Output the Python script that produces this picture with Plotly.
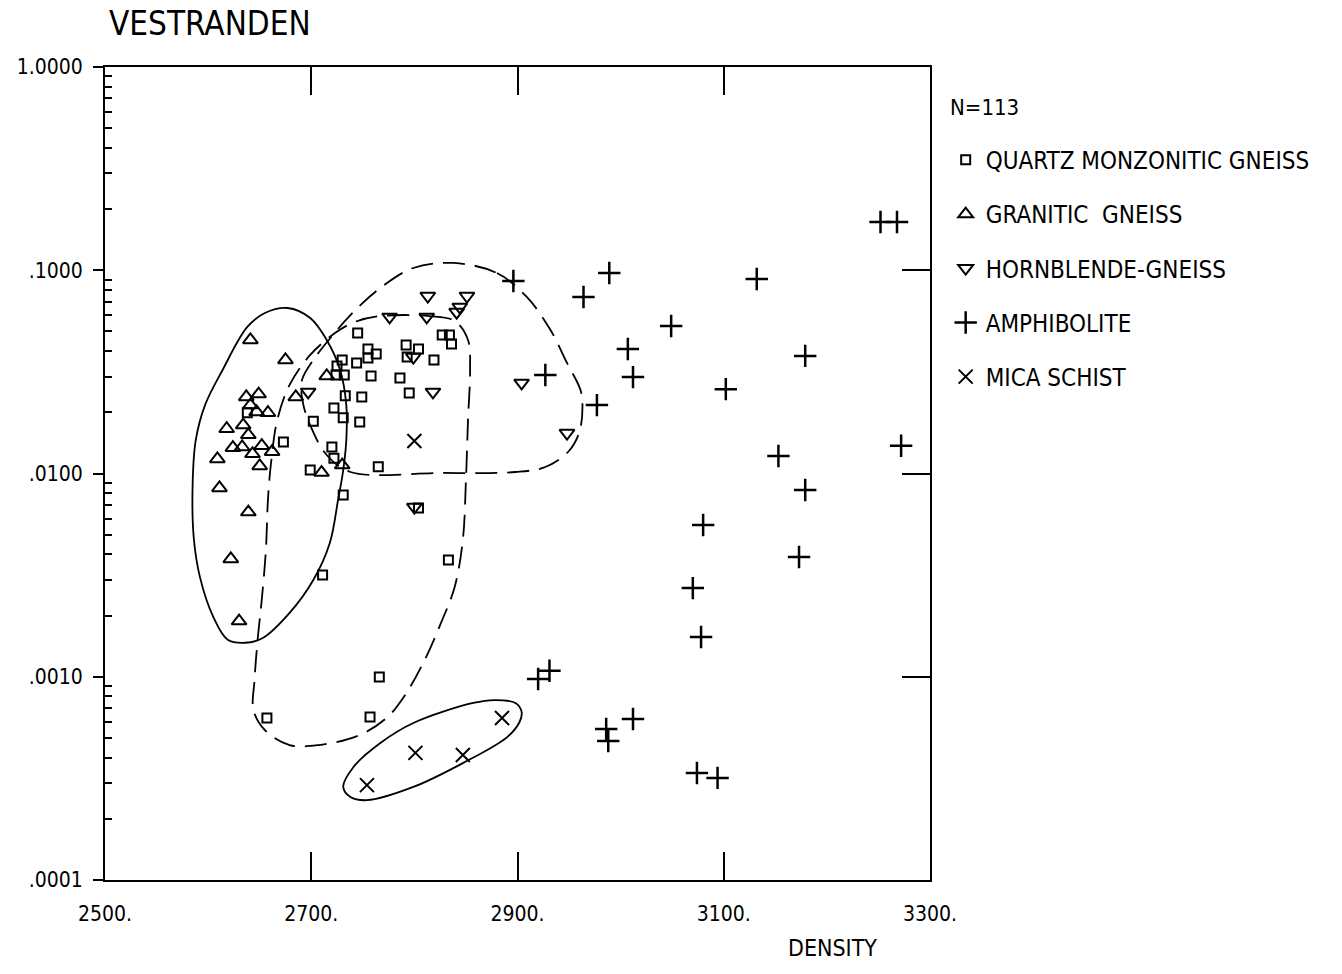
import plotly.graph_objects as go

# ---------------- data (density kg/m3, fraction) ----------------
qmg_density = [2745, 2755, 2763, 2755, 2744, 2730, 2725, 2724, 2732, 2758,
               2792, 2804, 2793, 2819, 2786, 2795, 2827, 2834, 2836, 2733,
               2749, 2722, 2731, 2747, 2702, 2673, 2638, 2720, 2722, 2699,
               2765, 2731, 2711, 2833, 2766, 2757, 2657, 2804]
qmg_value = [0.0491, 0.0410, 0.0387, 0.0370, 0.0350, 0.0362, 0.0338, 0.0305, 0.0305, 0.0302,
             0.0429, 0.0410, 0.0374, 0.0362, 0.0295, 0.0249, 0.0480, 0.0480, 0.0434, 0.0241,
             0.0238, 0.0210, 0.0188, 0.0179, 0.0181, 0.0143, 0.0199, 0.0135, 0.0119, 0.0104,
             0.0108, 0.00784, 0.00317, 0.00375, 0.000997, 0.000634, 0.000627, 0.00677]

gg_density = [2641, 2675, 2637, 2649, 2641, 2647, 2658, 2618, 2634, 2639,
              2624, 2633, 2643, 2652, 2662, 2609, 2650, 2611, 2639, 2622,
              2630, 2685, 2715, 2730, 2710]
gg_value = [0.0454, 0.0362, 0.0238, 0.0246, 0.0217, 0.0201, 0.0199, 0.0166, 0.0173, 0.0155,
            0.0134, 0.0135, 0.0125, 0.0137, 0.0128, 0.0118, 0.0109, 0.00849, 0.00646, 0.00380,
            0.00188, 0.0238, 0.0302, 0.0110, 0.0101]

hbg_density = [2813, 2851, 2844, 2841, 2776, 2812, 2697, 2818, 2799, 2904, 2948, 2800]
hbg_value = [0.0747, 0.0747, 0.0660, 0.0623, 0.0589, 0.0589, 0.0252, 0.0252, 0.0374, 0.0279,
             0.0158, 0.00684]

amph_density = [2896, 2989, 2964, 3132, 3049, 3007, 3012, 2927, 2977, 3102,
                3179, 3153, 3179, 3080, 3272, 3252, 3268, 3173, 3070, 3078,
                2920, 2931, 2986, 2988, 3012, 3074, 3094]
amph_value = [0.0886, 0.0969, 0.0739, 0.0906, 0.0532, 0.0410, 0.0298, 0.0305, 0.0217, 0.0260,
              0.0379, 0.0122, 0.00830, 0.00558, 0.0137, 0.1727, 0.1727, 0.00388, 0.00273, 0.00157,
              0.000975, 0.00107, 0.000553, 0.000483, 0.000620, 0.000336, 0.000318]

mica_density = [2800, 2885, 2801, 2847, 2754]
mica_value = [0.01445, 0.000627, 0.000422, 0.000412, 0.000293]

# outline vertices (density, fraction)
gg_outline_d = [2677, 2699, 2715, 2728, 2734, 2734, 2731, 2726, 2718, 2702, 2679, 2653,
                2636, 2619, 2605, 2592, 2586, 2585, 2588, 2597, 2614, 2638, 2655, 2677]
gg_outline_v = [0.0652, 0.0582, 0.0454, 0.0323, 0.0217, 0.0146, 0.0104, 0.00741, 0.00455,
                0.00299, 0.00206, 0.00155, 0.00147, 0.00152, 0.00197, 0.00310, 0.00487,
                0.00898, 0.0146, 0.0217, 0.0323, 0.0526, 0.0616, 0.0652]

qmg_outline_d = [2767, 2815, 2839, 2852, 2854, 2852, 2850, 2847, 2839, 2825, 2810, 2791,
                 2774, 2747, 2707, 2679, 2655, 2644, 2645, 2648, 2652, 2656, 2658, 2661,
                 2667, 2679, 2699, 2723, 2742, 2767]
qmg_outline_v = [0.0595, 0.0595, 0.0563, 0.0454, 0.0323, 0.0183, 0.00929, 0.00471, 0.00276,
                 0.00180, 0.00121, 0.000813, 0.000634, 0.000517, 0.000461, 0.000461, 0.000547,
                 0.000686, 0.000964, 0.00152, 0.00239, 0.00420, 0.00741, 0.01126, 0.0183,
                 0.0273, 0.0383, 0.0491, 0.0556, 0.0595]

hbg_outline_d = [2838, 2880, 2909, 2932, 2948, 2961, 2963, 2960, 2949, 2927, 2898, 2825,
                 2738, 2715, 2701, 2692, 2691, 2704, 2721, 2738, 2767, 2799, 2838]
hbg_outline_v = [0.1086, 0.0969, 0.0739, 0.0508, 0.0350, 0.0258, 0.0217, 0.0160, 0.01276,
                 0.01076, 0.01017, 0.01006, 0.01017, 0.01233, 0.01637, 0.0222, 0.0288,
                 0.0374, 0.0480, 0.0602, 0.0818, 0.1026, 0.1086]

mica_outline_d = [2904, 2898, 2878, 2857, 2799, 2767, 2741, 2731, 2738, 2754, 2799, 2847,
                  2890, 2902, 2904]
mica_outline_v = [0.000671, 0.000743, 0.000768, 0.000743, 0.000592, 0.000472, 0.000360,
                  0.000287, 0.000256, 0.000247, 0.000287, 0.000376, 0.000505, 0.000599,
                  0.000671]

x_ticks = [2500, 2700, 2900, 3100, 3300]
x_ticktext = ["2500.", "2700.", "2900.", "3100.", "3300."]
y_ticks = [1.0, 0.1, 0.01, 0.001, 0.0001]
y_ticktext = ["1.0000", ".1000", ".0100", ".0010", ".0001"]
y_minor = [k * 10.0 ** e for e in range(-4, 0) for k in range(2, 10)]

FONT = "DejaVu Sans Condensed, Liberation Sans Narrow, Arial Narrow, sans-serif"

fig = go.Figure()

def add_points(x, y, name, symbol, size, lw):
    fig.add_trace(go.Scatter(
        x=x, y=y, mode="markers", name=name, legendgroup=name,
        marker=dict(symbol=symbol, size=size, color="black",
                    line=dict(color="black", width=lw))))

add_points(qmg_density, qmg_value, "QUARTZ MONZONITIC GNEISS", "square-open", 9, 2)
add_points(gg_density, gg_value, "GRANITIC  GNEISS", "triangle-up-open", 13, 2)
add_points(hbg_density, hbg_value, "HORNBLENDE-GNEISS", "triangle-down-open", 13, 2)
add_points(amph_density, amph_value, "AMPHIBOLITE", "cross-thin-open", 16, 2.5)
add_points(mica_density, mica_value, "MICA SCHIST", "x-thin-open", 14, 2)

def add_outline(x, y, dash):
    fig.add_trace(go.Scatter(
        x=x, y=y, mode="lines", showlegend=False, hoverinfo="skip", yaxis="y2",
        line=dict(color="black", width=1.8, dash=dash, shape="spline", smoothing=1.0)))

add_outline(gg_outline_d, gg_outline_v, "solid")
add_outline(qmg_outline_d, qmg_outline_v, "22px,10px")
add_outline(hbg_outline_d, hbg_outline_v, "22px,10px")
add_outline(mica_outline_d, mica_outline_v, "solid")

fig.update_layout(
    width=1342, height=974,
    margin=dict(l=105, r=412, t=67, b=94),
    paper_bgcolor="white", plot_bgcolor="white",
    font=dict(family=FONT, color="black", size=21),
    showlegend=True,
    legend=dict(
        x=1.019, y=0.913, xanchor="left", yanchor="top",
        font=dict(family=FONT, size=24, color="black"),
        tracegroupgap=20, bgcolor="rgba(0,0,0,0)", borderwidth=0,
    ),
    xaxis=dict(
        range=[2500, 3300], tickmode="array", tickvals=x_ticks, ticktext=x_ticktext,
        ticks="inside", ticklen=28, tickwidth=2, tickcolor="black",
        showline=True, linewidth=2, linecolor="black", mirror="ticks",
        showgrid=False, zeroline=False, ticklabelstandoff=14,
        tickfont=dict(family=FONT, size=21, color="black"),
    ),
    yaxis=dict(
        type="log", range=[-4, 0], tickmode="array", tickvals=y_ticks, ticktext=y_ticktext,
        ticks="outside", ticklen=10, tickwidth=2, tickcolor="black",
        showline=True, linewidth=2, linecolor="black",
        showgrid=False, zeroline=False, ticklabelstandoff=6,
        tickfont=dict(family=FONT, size=21, color="black"),
        minor=dict(tickmode="array", tickvals=y_minor, ticks="inside", ticklen=7,
                   tickwidth=1.5, tickcolor="black", showgrid=False),
    ),
    yaxis2=dict(
        type="log", range=[-4, 0], overlaying="y", side="right",
        tickmode="array", tickvals=y_ticks, ticks="inside", ticklen=28, tickwidth=2,
        tickcolor="black", showticklabels=False,
        showline=True, linewidth=2, linecolor="black", showgrid=False, zeroline=False,
    ),
    annotations=[
        dict(text="VESTRANDEN", xref="paper", yref="paper", x=0.003, y=1.054,
             xanchor="left", yanchor="middle", showarrow=False,
             font=dict(family=FONT, size=33, color="black")),
        dict(text="N=113", xref="paper", yref="paper", x=1.022, y=0.950,
             xanchor="left", yanchor="middle", showarrow=False,
             font=dict(family=FONT, size=22, color="black")),
        dict(text="DENSITY", xref="paper", yref="paper", x=0.8824, y=-0.0836,
             xanchor="center", yanchor="middle", showarrow=False,
             font=dict(family=FONT, size=23, color="black")),
    ],
)

fig.write_html("out.html")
++++++++++
Short exercise – Restate exactly, please, only the lines between the start of the data and the line containing "mica_value = [0.01445, 0.000627, 0.000422, 0.000412, 0.000293]", both ends included, skipping the pictures.

Response below –
Output the Python script that produces this picture with Plotly.
import plotly.graph_objects as go

# ---------------- data (density kg/m3, fraction) ----------------
qmg_density = [2745, 2755, 2763, 2755, 2744, 2730, 2725, 2724, 2732, 2758,
               2792, 2804, 2793, 2819, 2786, 2795, 2827, 2834, 2836, 2733,
               2749, 2722, 2731, 2747, 2702, 2673, 2638, 2720, 2722, 2699,
               2765, 2731, 2711, 2833, 2766, 2757, 2657, 2804]
qmg_value = [0.0491, 0.0410, 0.0387, 0.0370, 0.0350, 0.0362, 0.0338, 0.0305, 0.0305, 0.0302,
             0.0429, 0.0410, 0.0374, 0.0362, 0.0295, 0.0249, 0.0480, 0.0480, 0.0434, 0.0241,
             0.0238, 0.0210, 0.0188, 0.0179, 0.0181, 0.0143, 0.0199, 0.0135, 0.0119, 0.0104,
             0.0108, 0.00784, 0.00317, 0.00375, 0.000997, 0.000634, 0.000627, 0.00677]

gg_density = [2641, 2675, 2637, 2649, 2641, 2647, 2658, 2618, 2634, 2639,
              2624, 2633, 2643, 2652, 2662, 2609, 2650, 2611, 2639, 2622,
              2630, 2685, 2715, 2730, 2710]
gg_value = [0.0454, 0.0362, 0.0238, 0.0246, 0.0217, 0.0201, 0.0199, 0.0166, 0.0173, 0.0155,
            0.0134, 0.0135, 0.0125, 0.0137, 0.0128, 0.0118, 0.0109, 0.00849, 0.00646, 0.00380,
            0.00188, 0.0238, 0.0302, 0.0110, 0.0101]

hbg_density = [2813, 2851, 2844, 2841, 2776, 2812, 2697, 2818, 2799, 2904, 2948, 2800]
hbg_value = [0.0747, 0.0747, 0.0660, 0.0623, 0.0589, 0.0589, 0.0252, 0.0252, 0.0374, 0.0279,
             0.0158, 0.00684]

amph_density = [2896, 2989, 2964, 3132, 3049, 3007, 3012, 2927, 2977, 3102,
                3179, 3153, 3179, 3080, 3272, 3252, 3268, 3173, 3070, 3078,
                2920, 2931, 2986, 2988, 3012, 3074, 3094]
amph_value = [0.0886, 0.0969, 0.0739, 0.0906, 0.0532, 0.0410, 0.0298, 0.0305, 0.0217, 0.0260,
              0.0379, 0.0122, 0.00830, 0.00558, 0.0137, 0.1727, 0.1727, 0.00388, 0.00273, 0.00157,
              0.000975, 0.00107, 0.000553, 0.000483, 0.000620, 0.000336, 0.000318]

mica_density = [2800, 2885, 2801, 2847, 2754]
mica_value = [0.01445, 0.000627, 0.000422, 0.000412, 0.000293]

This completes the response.